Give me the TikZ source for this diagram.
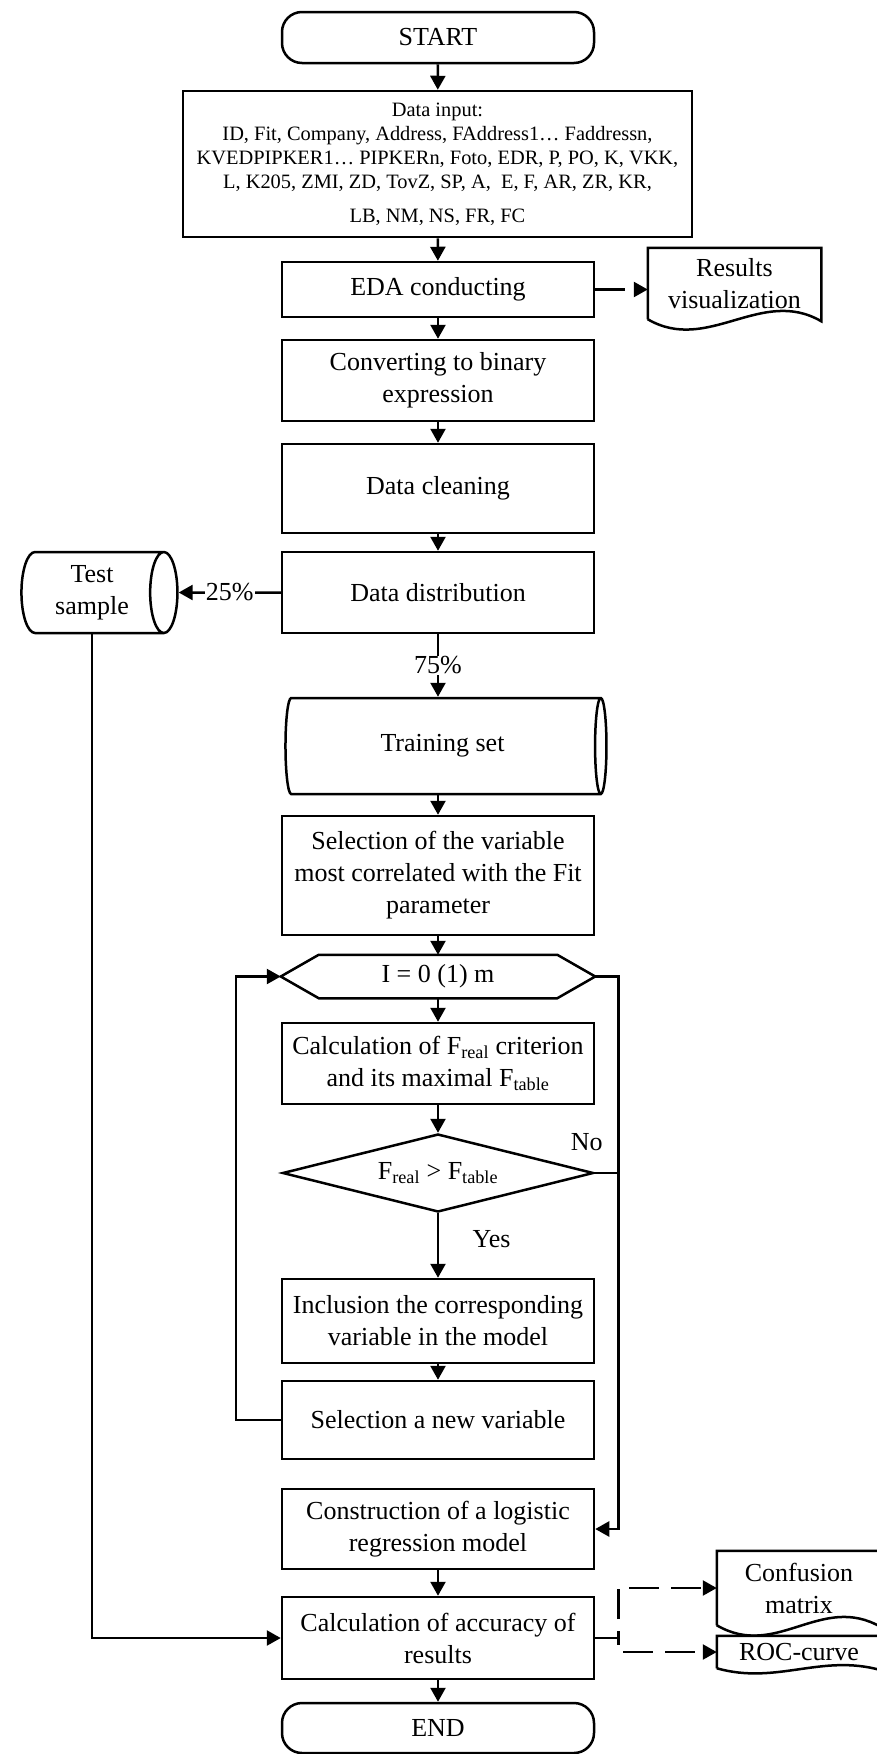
\documentclass[tikz,border=0pt]{standalone}
\usepackage{fontspec}
\setmainfont{Liberation Serif}
\usepackage{tikz}
\usetikzlibrary{arrows.meta,positioning,shapes.geometric,shapes.misc,calc}

% document symbol: node frame with a wavy lower edge
\newcommand{\docframe}[2]{\draw[line width=2.5pt] (#1.south west) -- (#1.north west) -- (#1.north east) -- ($(#1.south east)+(0,2)$)
  .. controls +(-60,-#2) and +(60,#2) .. (#1.south west);}

\begin{document}
\begin{tikzpicture}[x=1pt,y=-1pt,font=\fontsize{26}{32}\selectfont,line width=2.5pt,
  box/.style={draw,minimum width=312pt,inner sep=0pt,align=center},
  term/.style={draw,rounded corners=20pt,minimum width=312pt,minimum height=50pt},
  store/.style={draw,cylinder,shape aspect=0.5,inner sep=0pt,align=center},
  docnode/.style={inner sep=0pt,align=center,minimum width=162pt},
  arr/.style={-{Triangle[length=14pt,width=15pt]}},
  dasharr/.style={arr,dash pattern=on 30pt off 12pt}]
\useasboundingbox (0,0) rectangle (876,1754);

% main column
\node[term,minimum height=51pt] (start) at (438,37.5) {START};
\node[box,minimum width=509pt,minimum height=146pt,font=\fontsize{20.4}{24}\selectfont] (datain) at (437.5,164)
  {Data input:\\ID, Fit, Company, Address, FAddress1… Faddressn,\\KVEDPIPKER1… PIPKERn, Foto, EDR, P, PO, K, VKK,\\L, K205, ZMI, ZD, TovZ, SP, A,~ E, F, AR, ZR, KR,\\[10pt]LB, NM, NS, FR, FC};
\node[box,minimum height=55pt] (eda) at (438,289.5) {EDA conducting};
\node[box,minimum height=81pt] (conv) at (438,380.5) {Converting to binary\\expression};
\node[box,minimum height=89pt] (clean) at (438,488.5) {Data cleaning};
\node[box,minimum height=81pt] (dist) at (438,592.5) {Data distribution};
\node[store,minimum height=156pt,minimum width=81pt] (test) at (92,592.5) {Test\\sample};
\node[store,minimum height=321pt,minimum width=96pt] (train) at (442.5,746) {Training set};
\node[box,minimum height=119pt] (sel) at (438,875.5) {Selection of the variable\\most correlated with the Fit\\parameter};
\node[box,draw=none,minimum height=41pt] (loop) at (438,976.5) {I = 0 (1) m};
\node[box,minimum height=81pt] (calcf) at (438,1063.5) {Calculation of F\textsubscript{real} criterion\\and its maximal F\textsubscript{table}};
\node[draw,diamond,shape aspect=4,inner sep=0pt,minimum width=311pt,minimum height=78pt] (cmp) at (438,1173) {F\textsubscript{real} > F\textsubscript{table}};
\node[box,minimum height=84pt] (incl) at (438,1321) {Inclusion the corresponding\\variable in the model};
\node[box,minimum height=78pt] (newv) at (438,1420) {Selection a new variable};
\node[box,minimum height=80pt] (constr) at (438,1529) {Construction of a logistic\\regression model};
\node[box,minimum height=82pt] (acc) at (438,1638) {Calculation of accuracy of\\results};
\node[term] (end) at (438,1728) {END};

% hexagon of the loop
\draw (loop.west) -- ([xshift=38pt]loop.north west) -- ([xshift=-38pt]loop.north east) -- (loop.east)
  -- ([xshift=-38pt]loop.south east) -- ([xshift=38pt]loop.south west) -- cycle;

% outputs
\node[docnode,minimum width=171pt,minimum height=69pt] (res) at (734.5,283.5) {Results\\visualization};
\node[docnode,minimum height=72pt] (conf) at (799,1588) {Confusion\\matrix};
\node[docnode,minimum height=30pt] (roc) at (799,1652) {ROC-curve};
\docframe{res}{35}
\docframe{conf}{35}
\docframe{roc}{17}

% connectors
\draw[arr] (start) -- (datain);
\draw[arr] (datain) -- (eda);
\draw[dasharr] (eda.east) -- (eda.east -| res.west);
\draw[arr] (eda) -- (conv);
\draw[arr] (conv) -- (clean);
\draw[arr] (clean) -- (dist);
\draw[arr] (dist.west) -- (test.east) node[midway,fill=white,inner sep=1pt] {25\%};
\draw[arr] (dist.south) -- (dist.south |- train.north) node[midway,fill=white,inner sep=1pt] {75\%};
\draw[arr] (sel.north |- train.south) -- (sel.north);
\draw[arr] (sel) -- (loop);
\draw[arr] (loop) -- (calcf);
\draw[arr] (calcf) -- (cmp);
\draw[arr] (cmp) -- (incl) node[pos=0.4,right=30pt] {Yes};
\draw[arr] (incl) -- (newv);
\draw[arr] (newv.west) -- ++(-45,0) |- (loop.west);
\draw[arr] (loop.east) -- ++(23,0) coordinate (rx) |- (constr.east);
\draw (cmp.east) -- (cmp.east -| rx);
\node (no) at ($(cmp.east)+(-8,-31)$) {No};
\draw[arr] (constr) -- (acc);
\draw[arr] (acc) -- (end);
\draw[arr] (test.south) |- (acc.west);
\draw[dasharr] (acc.east) -- ++(23,0) |- (conf.west);
\draw[dasharr] (acc.east) -- ++(23,0) |- (roc.west);
\end{tikzpicture}
\end{document}
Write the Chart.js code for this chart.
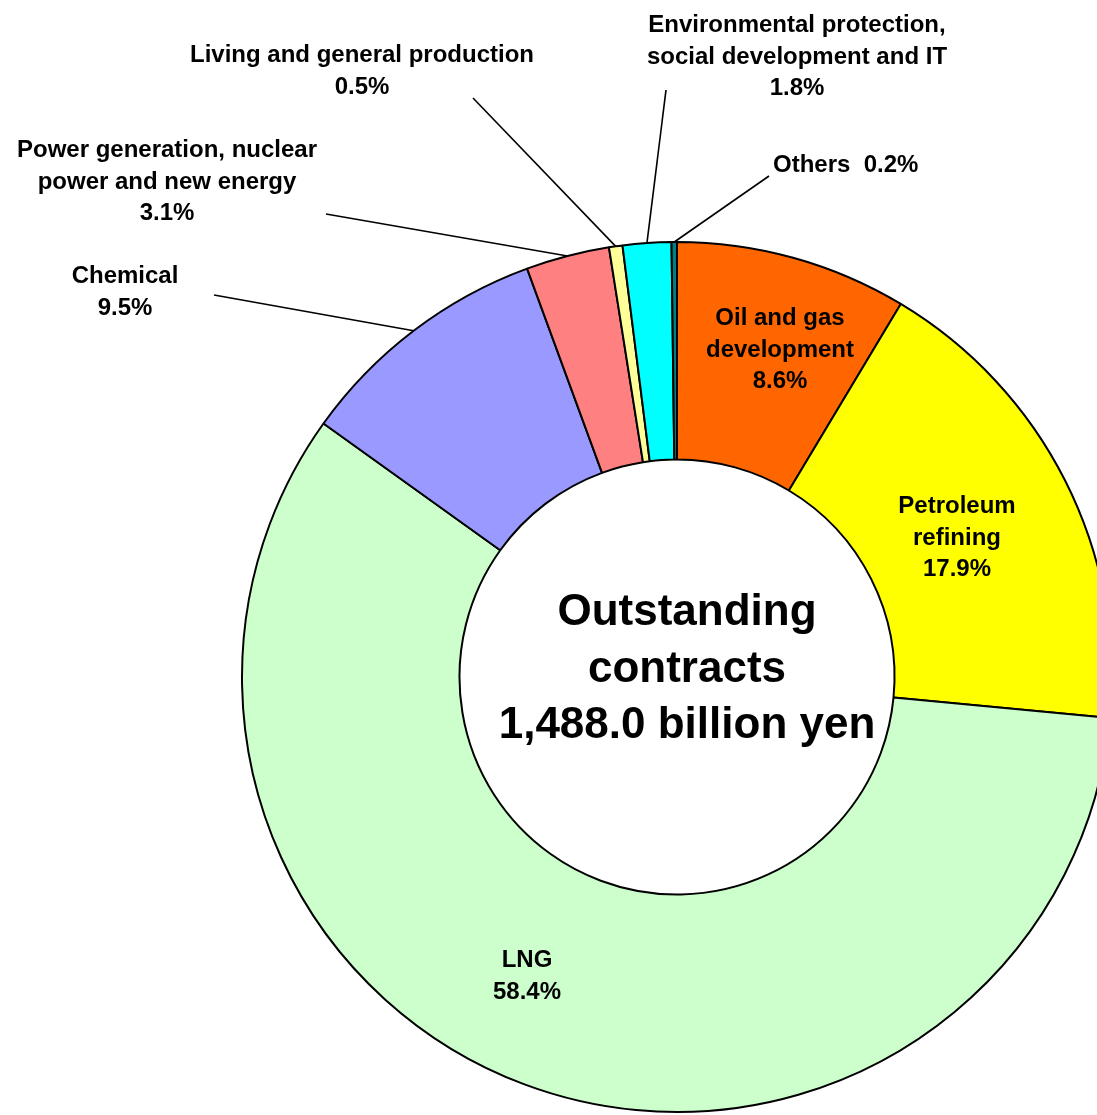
<!DOCTYPE html>
<html>
<head>
<meta charset="utf-8">
<script src="https://cdn.jsdelivr.net/npm/chart.js@4"></script>
<style>
  html, body { margin: 0; padding: 0; background: #fff; overflow: hidden; }
  #wrap { width: 1097px; height: 1115px; overflow: hidden; position: relative; }
</style>
</head>
<body>
<div id="wrap"><canvas id="contractsChart" width="1354" height="1115"></canvas></div>
<script>
const categories = [
    "Oil and gas development",
    "Petroleum refining",
    "LNG",
    "Chemical",
    "Power generation, nuclear power and new energy",
    "Living and general production",
    "Environmental protection, social development and IT",
    "Others"
];
const shares = [8.6, 17.9, 58.4, 9.5, 3.1, 0.5, 1.8, 0.2];
const sliceColors = ["#FF6600", "#FFFF00", "#CCFFCC", "#9999FF", "#FF8080", "#FFFF99", "#00FFFF", "#008080"];
const labelLines = [
    ["Oil and gas", "development"],
    ["Petroleum", "refining"],
    ["LNG"],
    ["Chemical"],
    ["Power generation, nuclear", "power and new energy"],
    ["Living and general production"],
    ["Environmental protection,", "social development and IT"],
    ["Others"]
];
const centerLines = ["Outstanding", "contracts", "1,488.0 billion yen"];

// where each label sits (text centre x, first baseline y) and where its leader starts
const labelPlaces = [
    { x: 780, y: 325 },
    { x: 957, y: 513 },
    { x: 527, y: 967 },
    { x: 125, y: 283, from: [214, 295] },
    { x: 167, y: 157, from: [326, 214] },
    { x: 362, y: 62, from: [473, 98] },
    { x: 797, y: 32, from: [666, 90] },
    { x: 773, y: 172, from: [769, 176], inline: true }
];

const FONT = "Liberation Sans, Arial, sans-serif";

const labelPlugin = {
    id: "sliceLabels",
    afterDatasetsDraw(chart) {
        const ctx = chart.ctx;
        const arcs = chart.getDatasetMeta(0).data;
        ctx.save();
        ctx.fillStyle = "#000";
        ctx.strokeStyle = "#000";
        ctx.lineWidth = 1.6;
        arcs.forEach(function (arc, i) {
            const p = arc.getProps(["x", "y", "startAngle", "endAngle", "outerRadius"], true);
            const place = labelPlaces[i];
            const pct = shares[i].toFixed(1) + "%";
            if (place.from) {
                const mid = (p.startAngle + p.endAngle) / 2;
                ctx.beginPath();
                ctx.moveTo(place.from[0], place.from[1]);
                ctx.lineTo(p.x + Math.cos(mid) * p.outerRadius, p.y + Math.sin(mid) * p.outerRadius);
                ctx.stroke();
            }
            ctx.font = "bold 24px " + FONT;
            ctx.textBaseline = "alphabetic";
            if (place.inline) {
                ctx.textAlign = "left";
                ctx.fillText(labelLines[i][0] + "  " + pct, place.x, place.y);
                return;
            }
            ctx.textAlign = "center";
            const lines = labelLines[i].concat([pct]);
            lines.forEach(function (t, k) {
                ctx.fillText(t, place.x, place.y + k * 31.5);
            });
        });

        // centre caption
        const c = arcs[0];
        ctx.font = "bold 44px " + FONT;
        ctx.textAlign = "center";
        centerLines.forEach(function (t, k) {
            ctx.fillText(t, c.x + 10, c.y - 52 + k * 56.5);
        });
        ctx.restore();
    }
};

new Chart(document.getElementById("contractsChart"), {
    type: "doughnut",
    data: {
        labels: categories,
        datasets: [{
            data: shares,
            backgroundColor: sliceColors,
            borderColor: "#000",
            borderWidth: 2
        }]
    },
    options: {
        responsive: false,
        animation: false,
        cutout: "50%",
        layout: { padding: { left: 241, right: 241, top: 241, bottom: 2 } },
        plugins: {
            legend: { display: false },
            tooltip: { enabled: false }
        }
    },
    plugins: [labelPlugin]
});
</script>
</body>
</html>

Written request: Go from the first line of the data above to the line containing "(0,0) rectangle (876,1754);" and retype exactly those lines, both included, but none of the pictures.

Exercise solution:
Give me the TikZ source for this diagram.
\documentclass[tikz,border=0pt]{standalone}
\usepackage{fontspec}
\setmainfont{Liberation Serif}
\usepackage{tikz}
\usetikzlibrary{arrows.meta,positioning,shapes.geometric,shapes.misc,calc}

% document symbol: node frame with a wavy lower edge
\newcommand{\docframe}[2]{\draw[line width=2.5pt] (#1.south west) -- (#1.north west) -- (#1.north east) -- ($(#1.south east)+(0,2)$)
  .. controls +(-60,-#2) and +(60,#2) .. (#1.south west);}

\begin{document}
\begin{tikzpicture}[x=1pt,y=-1pt,font=\fontsize{26}{32}\selectfont,line width=2.5pt,
  box/.style={draw,minimum width=312pt,inner sep=0pt,align=center},
  term/.style={draw,rounded corners=20pt,minimum width=312pt,minimum height=50pt},
  store/.style={draw,cylinder,shape aspect=0.5,inner sep=0pt,align=center},
  docnode/.style={inner sep=0pt,align=center,minimum width=162pt},
  arr/.style={-{Triangle[length=14pt,width=15pt]}},
  dasharr/.style={arr,dash pattern=on 30pt off 12pt}]
\useasboundingbox (0,0) rectangle (876,1754);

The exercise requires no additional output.